Poster
in
Workshop: Tackling Climate Change with Machine Learning: Global Perspectives and Local Challenges
Projecting the climate penalty on pm2.5 pollution with spatial deep learning
Mauricio Tec · Riccardo Cadei · Francesca Dominici · Corwin Zigler
Keywords: [ Time-series analysis ] [ Computer vision and remote sensing ] [ Health ] [ Climate justice ]
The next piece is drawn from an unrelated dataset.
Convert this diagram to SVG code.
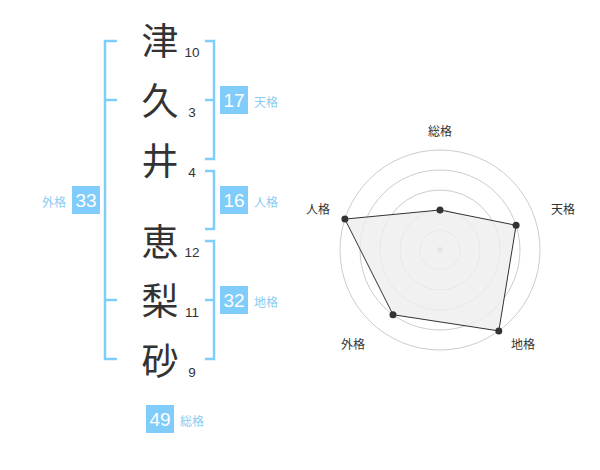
<svg xmlns="http://www.w3.org/2000/svg" width="600" height="470" viewBox="0 0 600 470">
<style>
.kanji{font-family:"Noto Sans CJK JP","Noto Sans CJK SC",sans-serif;font-size:37px;fill:#333;text-anchor:middle;dominant-baseline:central}
.num{font-family:"Liberation Sans",Arial,sans-serif;font-size:13.5px;fill:#333;text-anchor:middle;dominant-baseline:central}
.br{fill:none;stroke:#80ccfa;stroke-width:2.5}
.box{fill:#80ccfa}
.bnum{font-family:"Liberation Sans",Arial,sans-serif;font-size:19px;fill:#fff;text-anchor:middle;dominant-baseline:central}
.lab{font-family:"Noto Sans CJK JP","Noto Sans CJK SC",sans-serif;font-size:12px;fill:#88ccf2;dominant-baseline:central}
.ring{fill:none;stroke:#cccccc;stroke-width:1}
.rl{font-family:"Noto Sans CJK JP","Noto Sans CJK SC",sans-serif;font-size:12px;fill:#333;text-anchor:middle;dominant-baseline:central}
.dot{fill:#333}
</style>
<rect width="600" height="470" fill="#fff"/>
<g id="chars">
<g id="c1"><text class="kanji" x="160" y="39">津</text><text class="num" x="192" y="52">10</text></g>
<g id="c2"><text class="kanji" x="160" y="99">久</text><text class="num" x="192" y="112">3</text></g>
<g id="c3"><text class="kanji" x="160" y="159">井</text><text class="num" x="192" y="172">4</text></g>
<g id="c4"><text class="kanji" x="160" y="240">恵</text><text class="num" x="192" y="252">12</text></g>
<g id="c5"><text class="kanji" x="160" y="299">梨</text><text class="num" x="192" y="312">11</text></g>
<g id="c6"><text class="kanji" x="160" y="359">砂</text><text class="num" x="192" y="372">9</text></g>
</g>
<g id="connectors">
<path class="br" d="M117,41 H105 V359 H117 M105,100 H117 M105,300 H117"/>
<path class="br" d="M205,41 H214 V159 H205 M214,100 H205"/>
<path class="br" d="M205,171 H214 V229 H205"/>
<path class="br" d="M205,241 H214 V359 H205 M214,300 H205"/>
</g>
<g id="tenkaku"><rect class="box" x="220" y="86" width="28" height="28"/><text class="bnum" x="234" y="100">17</text><text class="lab" x="254" y="101">天格</text></g>
<g id="jinkaku"><rect class="box" x="220" y="186" width="28" height="28"/><text class="bnum" x="234" y="200">16</text><text class="lab" x="254" y="201">人格</text></g>
<g id="chikaku"><rect class="box" x="220" y="286" width="28" height="28"/><text class="bnum" x="234" y="300">32</text><text class="lab" x="254" y="301">地格</text></g>
<g id="gaikaku"><rect class="box" x="72" y="186" width="28" height="28"/><text class="bnum" x="86" y="200">33</text><text class="lab" x="42" y="201">外格</text></g>
<g id="soukaku"><rect class="box" x="146" y="405" width="28" height="28"/><text class="bnum" x="160" y="419">49</text><text class="lab" x="180" y="420">総格</text></g>
<g id="radar">
<circle class="ring" cx="440" cy="250" r="20"/>
<circle class="ring" cx="440" cy="250" r="40"/>
<circle class="ring" cx="440" cy="250" r="60"/>
<circle class="ring" cx="440" cy="250" r="80"/>
<circle class="ring" cx="440" cy="250" r="100"/>
<circle cx="440" cy="250" r="3" fill="#c8c8c8"/>
<polygon points="440,210 516.1,225.3 498.8,330.9 393,314.7 344.9,219.1" fill="#eeeeee" fill-opacity="0.8" stroke="#333" stroke-width="1"/>
<circle class="dot" cx="440" cy="210" r="3.5"/>
<circle class="dot" cx="516.1" cy="225.3" r="3.5"/>
<circle class="dot" cx="498.8" cy="330.9" r="3.5"/>
<circle class="dot" cx="393" cy="314.7" r="3.5"/>
<circle class="dot" cx="344.9" cy="219.1" r="3.5"/>
<text class="rl" x="440" y="130">総格</text>
<text class="rl" x="563" y="208">天格</text>
<text class="rl" x="523" y="343">地格</text>
<text class="rl" x="353" y="343">外格</text>
<text class="rl" x="318" y="208">人格</text>
</g>
</svg>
The climate penalty measures the effects of a changing climate on air quality due to the interaction of pollution with climate factors, independently of future changes in emissions. This work introduces a statistical framework for estimating the climate penalty on soot pollution (PM 2.5), which has been linked to respiratory and cardiovascular diseases and premature mortality. The framework is used to evaluate the disparities in future PM 2.5 exposure across racial/ethnic and income groups. The findings of this study have the potential to inform mitigation policy aiming to protect public health and promote environmental equity in addressing the effects of climate change. The proposed methodology significantly improves upon existing statistical-based methods for estimating the climate penalty. It will use higher-resolution climate inputs---which current statistical approaches cannot accommodate---using an expressive and scalable predictive model based on spatial deep learning with spatiotemporal trend estimation. It will also integrate additional predictive data sources such as demographics and geology. This approach allows us to consider regional dependencies and synoptic weather patterns that influence PM 2.5 and deconvolve them from the effects of exogenous factors, such as the trends in increasing air quality regulations and other sources of unmeasured spatial heterogeneity.